In 1998, oversight of the remaining Cheatham Annex facility was shifted to the adjacent Naval Weapons Station Yorktown. In 2000, a portion of the Cheatham Annex complex was designated by the U.S. Environmental Protection Agency as a Superfund cleanup site.

== Legacy ==

As of 2007, the remaining portion of the site of the lost town of Penniman on the Cheatham Annex property is bordered to the northwest by Camp Peary, which is reportedly a Central Intelligence Agency (CIA) training facility often referred as "The Farm." In circumstances similar to the acquisition of Penniman, the government takeover of the land into a military facility consumed two other towns, Magruder, and Bigler's Mill. Their populations were relocated and parts of the villages were redeveloped. Access to all these areas is restricted.

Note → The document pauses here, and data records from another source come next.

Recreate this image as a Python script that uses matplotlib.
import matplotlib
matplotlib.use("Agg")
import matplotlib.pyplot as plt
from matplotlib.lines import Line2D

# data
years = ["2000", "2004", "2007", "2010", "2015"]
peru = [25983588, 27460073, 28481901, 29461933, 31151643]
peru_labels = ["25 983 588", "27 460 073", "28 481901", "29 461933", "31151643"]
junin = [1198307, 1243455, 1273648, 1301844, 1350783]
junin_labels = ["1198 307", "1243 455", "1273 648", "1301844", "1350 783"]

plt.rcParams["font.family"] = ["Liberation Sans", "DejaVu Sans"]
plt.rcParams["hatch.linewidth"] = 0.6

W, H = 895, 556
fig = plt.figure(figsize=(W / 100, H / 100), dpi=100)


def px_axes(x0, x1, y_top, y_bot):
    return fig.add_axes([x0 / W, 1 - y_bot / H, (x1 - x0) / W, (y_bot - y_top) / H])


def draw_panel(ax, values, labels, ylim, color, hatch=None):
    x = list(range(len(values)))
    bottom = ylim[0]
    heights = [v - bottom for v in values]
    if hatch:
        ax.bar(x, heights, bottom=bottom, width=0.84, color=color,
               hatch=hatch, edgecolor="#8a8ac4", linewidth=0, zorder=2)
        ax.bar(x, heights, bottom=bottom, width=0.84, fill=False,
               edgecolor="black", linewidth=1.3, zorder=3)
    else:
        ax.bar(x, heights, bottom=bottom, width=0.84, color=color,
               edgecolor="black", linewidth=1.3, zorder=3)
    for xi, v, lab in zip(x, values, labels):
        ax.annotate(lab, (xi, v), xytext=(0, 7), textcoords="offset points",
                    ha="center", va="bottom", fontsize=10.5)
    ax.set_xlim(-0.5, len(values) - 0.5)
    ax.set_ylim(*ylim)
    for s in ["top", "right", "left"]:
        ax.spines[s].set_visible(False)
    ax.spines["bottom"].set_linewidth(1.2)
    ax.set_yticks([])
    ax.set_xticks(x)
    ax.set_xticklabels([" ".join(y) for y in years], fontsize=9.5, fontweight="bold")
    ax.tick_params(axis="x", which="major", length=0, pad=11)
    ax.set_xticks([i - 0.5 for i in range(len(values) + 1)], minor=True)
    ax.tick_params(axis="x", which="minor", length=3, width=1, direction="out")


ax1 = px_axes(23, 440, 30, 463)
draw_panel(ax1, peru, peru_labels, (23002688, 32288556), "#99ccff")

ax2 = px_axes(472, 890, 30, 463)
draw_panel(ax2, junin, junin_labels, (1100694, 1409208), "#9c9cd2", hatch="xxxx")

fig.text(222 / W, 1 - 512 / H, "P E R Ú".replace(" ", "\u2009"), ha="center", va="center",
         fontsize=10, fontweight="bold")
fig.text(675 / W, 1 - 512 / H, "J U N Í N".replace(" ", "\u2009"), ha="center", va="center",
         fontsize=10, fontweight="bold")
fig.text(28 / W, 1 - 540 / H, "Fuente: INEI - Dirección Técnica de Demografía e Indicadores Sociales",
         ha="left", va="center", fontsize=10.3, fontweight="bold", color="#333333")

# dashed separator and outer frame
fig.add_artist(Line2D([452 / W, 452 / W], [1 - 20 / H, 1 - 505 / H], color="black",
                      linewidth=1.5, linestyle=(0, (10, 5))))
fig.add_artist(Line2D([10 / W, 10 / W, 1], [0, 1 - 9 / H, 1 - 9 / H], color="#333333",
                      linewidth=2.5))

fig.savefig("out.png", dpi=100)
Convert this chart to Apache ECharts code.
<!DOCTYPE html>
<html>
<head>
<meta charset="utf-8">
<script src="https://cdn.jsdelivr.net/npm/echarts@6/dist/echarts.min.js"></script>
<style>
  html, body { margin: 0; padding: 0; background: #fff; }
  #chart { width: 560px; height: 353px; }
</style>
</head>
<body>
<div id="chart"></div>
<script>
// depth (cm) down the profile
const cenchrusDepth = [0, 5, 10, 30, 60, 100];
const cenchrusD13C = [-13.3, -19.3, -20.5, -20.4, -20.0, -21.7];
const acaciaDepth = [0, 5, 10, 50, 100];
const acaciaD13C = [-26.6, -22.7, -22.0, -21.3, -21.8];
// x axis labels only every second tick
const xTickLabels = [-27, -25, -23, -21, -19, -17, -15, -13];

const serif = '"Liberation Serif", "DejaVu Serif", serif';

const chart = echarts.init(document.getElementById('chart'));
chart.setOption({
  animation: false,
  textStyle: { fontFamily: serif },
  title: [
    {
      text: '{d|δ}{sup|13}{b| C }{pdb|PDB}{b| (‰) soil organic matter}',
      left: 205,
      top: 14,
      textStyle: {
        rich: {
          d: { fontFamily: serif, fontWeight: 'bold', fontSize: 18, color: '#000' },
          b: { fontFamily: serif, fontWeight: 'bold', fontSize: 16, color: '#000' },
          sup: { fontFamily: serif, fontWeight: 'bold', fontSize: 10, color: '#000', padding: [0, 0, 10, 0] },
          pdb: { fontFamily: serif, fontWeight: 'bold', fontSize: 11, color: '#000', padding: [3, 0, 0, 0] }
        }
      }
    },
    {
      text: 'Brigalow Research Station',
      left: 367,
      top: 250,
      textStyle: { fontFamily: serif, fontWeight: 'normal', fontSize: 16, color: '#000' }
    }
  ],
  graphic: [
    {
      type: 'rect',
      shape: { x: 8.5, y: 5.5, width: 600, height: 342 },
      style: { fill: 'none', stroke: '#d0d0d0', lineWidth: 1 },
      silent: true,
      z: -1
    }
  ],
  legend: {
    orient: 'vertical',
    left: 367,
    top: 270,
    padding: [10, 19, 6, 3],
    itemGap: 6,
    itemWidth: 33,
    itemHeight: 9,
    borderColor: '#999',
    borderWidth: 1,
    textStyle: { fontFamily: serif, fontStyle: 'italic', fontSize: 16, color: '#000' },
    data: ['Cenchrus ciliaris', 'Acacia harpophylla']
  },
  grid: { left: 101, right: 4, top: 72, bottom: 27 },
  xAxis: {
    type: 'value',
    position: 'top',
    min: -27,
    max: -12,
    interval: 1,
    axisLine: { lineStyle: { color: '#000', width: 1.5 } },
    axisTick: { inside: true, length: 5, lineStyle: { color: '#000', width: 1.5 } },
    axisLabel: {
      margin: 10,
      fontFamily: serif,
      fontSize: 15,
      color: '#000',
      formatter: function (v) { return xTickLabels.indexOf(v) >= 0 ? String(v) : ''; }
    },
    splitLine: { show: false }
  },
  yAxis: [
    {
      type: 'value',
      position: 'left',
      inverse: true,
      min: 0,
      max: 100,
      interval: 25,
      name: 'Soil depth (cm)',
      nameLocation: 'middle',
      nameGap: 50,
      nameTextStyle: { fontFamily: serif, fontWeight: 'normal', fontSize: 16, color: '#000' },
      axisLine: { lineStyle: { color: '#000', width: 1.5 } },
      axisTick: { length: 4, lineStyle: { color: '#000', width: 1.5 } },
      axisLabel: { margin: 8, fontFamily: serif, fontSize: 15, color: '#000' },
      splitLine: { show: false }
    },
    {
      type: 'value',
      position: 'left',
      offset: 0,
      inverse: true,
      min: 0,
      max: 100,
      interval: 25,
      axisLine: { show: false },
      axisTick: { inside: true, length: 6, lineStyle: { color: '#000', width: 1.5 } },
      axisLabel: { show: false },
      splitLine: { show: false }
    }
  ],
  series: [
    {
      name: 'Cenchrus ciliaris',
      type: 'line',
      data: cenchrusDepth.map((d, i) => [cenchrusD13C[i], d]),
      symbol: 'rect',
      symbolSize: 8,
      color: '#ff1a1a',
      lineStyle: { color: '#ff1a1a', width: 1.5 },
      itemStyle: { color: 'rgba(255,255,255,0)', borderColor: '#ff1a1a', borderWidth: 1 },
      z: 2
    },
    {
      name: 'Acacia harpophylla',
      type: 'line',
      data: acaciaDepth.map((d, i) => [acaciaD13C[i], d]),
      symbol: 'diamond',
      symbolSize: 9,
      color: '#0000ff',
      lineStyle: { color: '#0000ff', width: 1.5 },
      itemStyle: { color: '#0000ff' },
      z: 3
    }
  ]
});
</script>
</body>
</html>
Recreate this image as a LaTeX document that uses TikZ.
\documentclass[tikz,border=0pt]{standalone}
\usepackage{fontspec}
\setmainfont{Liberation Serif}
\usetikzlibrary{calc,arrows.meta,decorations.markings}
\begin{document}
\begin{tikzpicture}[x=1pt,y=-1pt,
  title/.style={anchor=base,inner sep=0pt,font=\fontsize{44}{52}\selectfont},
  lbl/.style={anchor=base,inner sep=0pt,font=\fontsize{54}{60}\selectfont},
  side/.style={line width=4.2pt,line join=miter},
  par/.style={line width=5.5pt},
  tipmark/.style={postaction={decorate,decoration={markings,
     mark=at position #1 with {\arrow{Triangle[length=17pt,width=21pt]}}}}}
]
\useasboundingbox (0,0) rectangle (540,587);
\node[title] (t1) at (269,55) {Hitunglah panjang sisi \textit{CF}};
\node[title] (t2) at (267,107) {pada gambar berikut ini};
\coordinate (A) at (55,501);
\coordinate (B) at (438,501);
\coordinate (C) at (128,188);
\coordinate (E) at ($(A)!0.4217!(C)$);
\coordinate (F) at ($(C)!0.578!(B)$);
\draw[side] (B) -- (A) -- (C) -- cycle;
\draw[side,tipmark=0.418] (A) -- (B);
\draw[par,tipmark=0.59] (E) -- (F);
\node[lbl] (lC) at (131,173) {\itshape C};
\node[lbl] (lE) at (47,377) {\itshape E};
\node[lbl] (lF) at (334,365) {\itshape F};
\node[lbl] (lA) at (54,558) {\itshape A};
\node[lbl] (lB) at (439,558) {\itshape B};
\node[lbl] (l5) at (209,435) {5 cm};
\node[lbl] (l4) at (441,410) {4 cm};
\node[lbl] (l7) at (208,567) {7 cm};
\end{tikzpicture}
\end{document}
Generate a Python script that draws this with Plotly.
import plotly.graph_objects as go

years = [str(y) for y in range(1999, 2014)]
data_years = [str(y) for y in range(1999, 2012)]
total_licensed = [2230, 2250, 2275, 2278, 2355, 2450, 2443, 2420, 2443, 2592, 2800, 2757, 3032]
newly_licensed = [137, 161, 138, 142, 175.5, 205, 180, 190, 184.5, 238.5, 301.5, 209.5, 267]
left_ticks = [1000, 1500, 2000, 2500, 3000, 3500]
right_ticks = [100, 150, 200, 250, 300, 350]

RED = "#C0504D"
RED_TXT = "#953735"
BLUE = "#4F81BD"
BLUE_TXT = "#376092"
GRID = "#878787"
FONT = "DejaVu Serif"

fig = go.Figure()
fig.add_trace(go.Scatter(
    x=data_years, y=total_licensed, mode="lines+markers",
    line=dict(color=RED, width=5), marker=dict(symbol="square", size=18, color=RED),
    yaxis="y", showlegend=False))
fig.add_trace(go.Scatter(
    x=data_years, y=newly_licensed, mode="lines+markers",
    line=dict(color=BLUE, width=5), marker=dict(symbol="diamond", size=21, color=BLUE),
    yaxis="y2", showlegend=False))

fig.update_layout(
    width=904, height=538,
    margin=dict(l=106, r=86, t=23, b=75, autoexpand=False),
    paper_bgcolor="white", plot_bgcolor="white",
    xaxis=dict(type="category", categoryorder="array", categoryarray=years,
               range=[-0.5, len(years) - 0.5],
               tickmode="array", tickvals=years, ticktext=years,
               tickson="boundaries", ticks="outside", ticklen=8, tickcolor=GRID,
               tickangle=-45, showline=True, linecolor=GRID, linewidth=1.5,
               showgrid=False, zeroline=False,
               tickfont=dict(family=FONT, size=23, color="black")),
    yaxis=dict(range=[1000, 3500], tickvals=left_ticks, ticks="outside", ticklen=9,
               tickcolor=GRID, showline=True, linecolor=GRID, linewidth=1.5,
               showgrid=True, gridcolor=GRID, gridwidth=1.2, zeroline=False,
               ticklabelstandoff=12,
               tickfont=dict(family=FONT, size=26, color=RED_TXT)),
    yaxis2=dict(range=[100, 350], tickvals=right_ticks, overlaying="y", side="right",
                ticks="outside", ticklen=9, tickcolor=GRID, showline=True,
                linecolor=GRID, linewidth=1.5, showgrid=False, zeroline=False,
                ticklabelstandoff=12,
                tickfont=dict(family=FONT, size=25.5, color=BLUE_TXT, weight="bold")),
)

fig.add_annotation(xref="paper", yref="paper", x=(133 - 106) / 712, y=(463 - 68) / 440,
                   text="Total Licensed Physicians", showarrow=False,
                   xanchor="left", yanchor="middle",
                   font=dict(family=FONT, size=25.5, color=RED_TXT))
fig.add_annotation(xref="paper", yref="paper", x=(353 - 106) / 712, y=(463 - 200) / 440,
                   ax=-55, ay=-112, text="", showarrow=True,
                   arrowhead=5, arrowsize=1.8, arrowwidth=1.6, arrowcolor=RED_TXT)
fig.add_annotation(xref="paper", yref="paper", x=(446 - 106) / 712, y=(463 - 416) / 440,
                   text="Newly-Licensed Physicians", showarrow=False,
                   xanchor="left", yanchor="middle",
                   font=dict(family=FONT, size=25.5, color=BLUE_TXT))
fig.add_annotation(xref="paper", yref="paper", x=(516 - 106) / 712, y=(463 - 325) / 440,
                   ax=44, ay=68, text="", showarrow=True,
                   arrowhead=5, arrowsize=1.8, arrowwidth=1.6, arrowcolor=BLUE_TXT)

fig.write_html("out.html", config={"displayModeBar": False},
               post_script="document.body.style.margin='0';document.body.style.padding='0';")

To the south of the military reservations, extending from State Route 199 just north of Interstate 64 toward Williamsburg, Penniman Road still largely follows the northern portion of the Old Williamsburg Road which led from Yorktown to the old colonial capital city. It passes through the Naval Weapons Station and Cheatham Annex property. Near Fort Magruder, the centerpiece of the Williamsburg Line of defensive works during the American Civil War, Penniman Road forms a border of James City and York counties, crossing the much newer Merrimack Trail as it winds its way into the city limits of Williamsburg, ending near Second Street and Page Street.

== Sources ==

=== Sources ===
- McCartney, Martha W. (1977) James City County: Keystone of the Commonwealth; James City County, Virginia; Donning and Company; ISBN 0-89865-999-X
- Bradley M. McDonald, Kenneth E. Stuck, and Kathleen J. Bragdon, "Cast Down Your Bucket Where You Are": An Ethnohistorical Study of the African-American Community on the Lands of the Yorktown Naval Weapons Station, 1865–1918, 1992. William and Mary College Occasional Papers in Archaeology, full text online at HathiTrust.
In 2017, a definitive history of Penniman, carefully researched and fully illustrated, was published by Rosemary Thornton: Penniman: Virginia's Own Ghost City, (Portsmouth, VA: Gentle Beam Publications).